Monday, February 13, 2012

The little pieces of paper that mark our days

I am in the midst of filing this year's FAFSA for I-guy's college funding and so, today, I am going through the little pieces of paper that are stuffed inside the shelves of my computer desk. Because of this, I know that I went to the eye doctor on Dec. 13th, ate Thai food on Jan. 26th, and bought books on Jan. 9th.

It is a bit like being an archeologist of my own life. But the only activities I have engaged in, which can be discovered this way, are the mere purchasing of things. Many of those days were otherwise unrecorded—skipped entries in my journal, blank squares on my paper calendar.

Where hunter-gatherers from long ago might have left behind spears and knives as evidence of their activities, I have only credit card receipts...tossed into a plastic bag, headed anonymously (I hope) to the dump.

The irony is that I don't even enjoy shopping all that much.
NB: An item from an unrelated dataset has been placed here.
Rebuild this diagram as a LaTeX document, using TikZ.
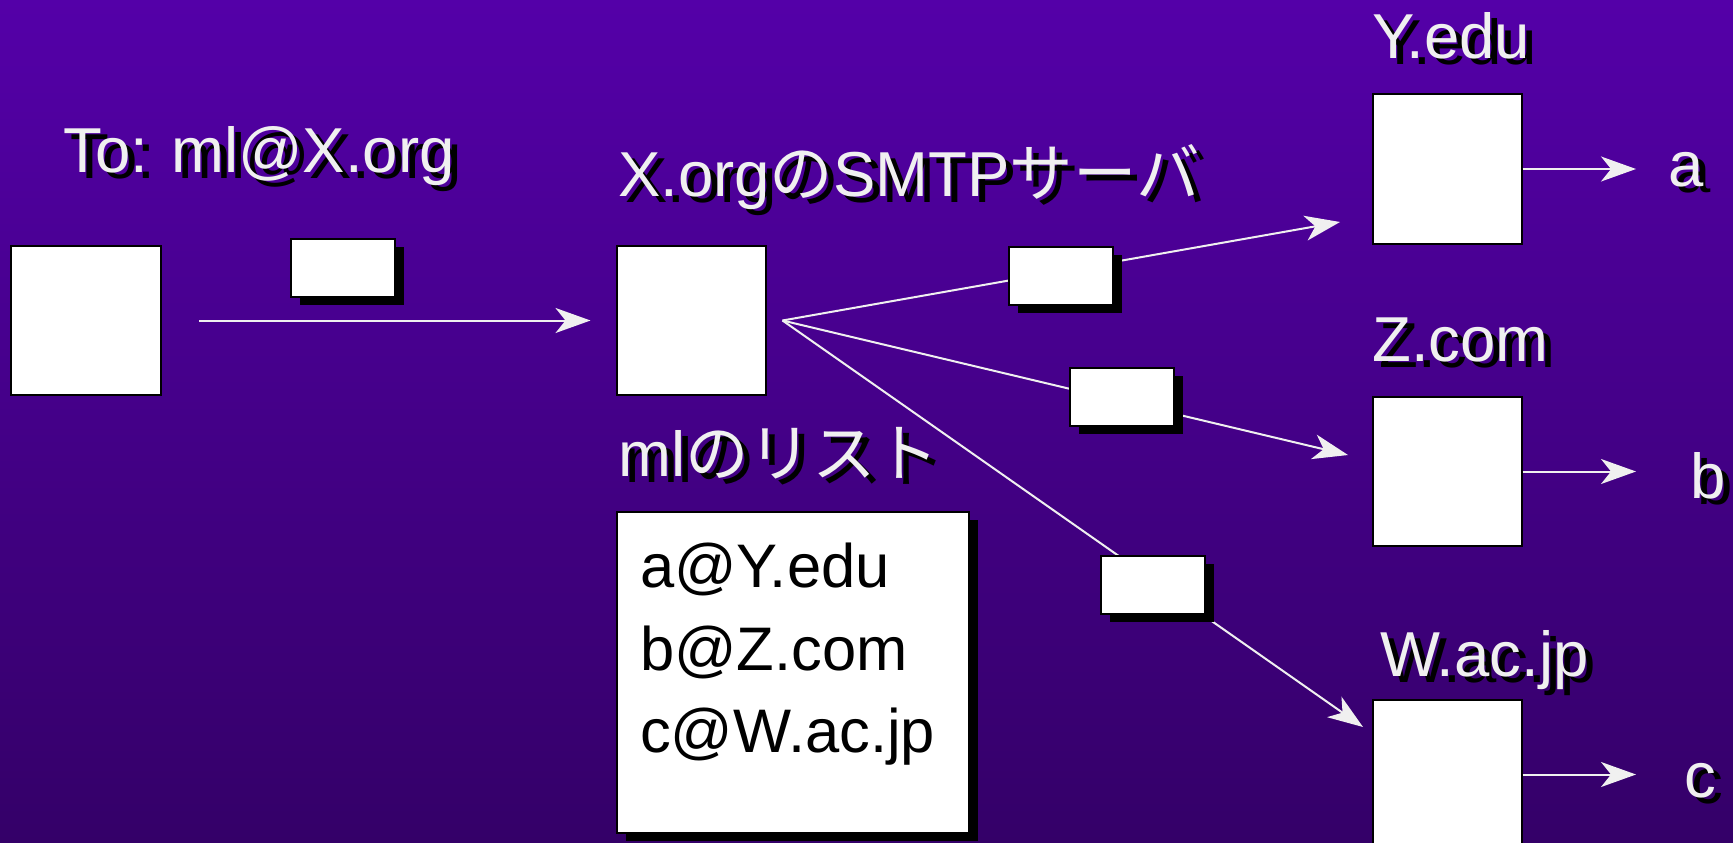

I purchase what I need—whether groceries, hand lotion, or jeans—and then dash home, not lingering over all that I could potentially own. What did I do on the days that I didn't eat out, or buy food, or pay for eyeglasses? Those hours are unmarked, gone except in receding memory.

That is why artists create, seizing the moment and wrestling with what would have been silence, invisibility.

1 comment:

MYSTR Treefrog said...

In the case of Art or music- I like to think of the process as taking an abstact idea and attempting-through inspiration-to forge a BIG heavy hammer to break through the big wall of back-chatter.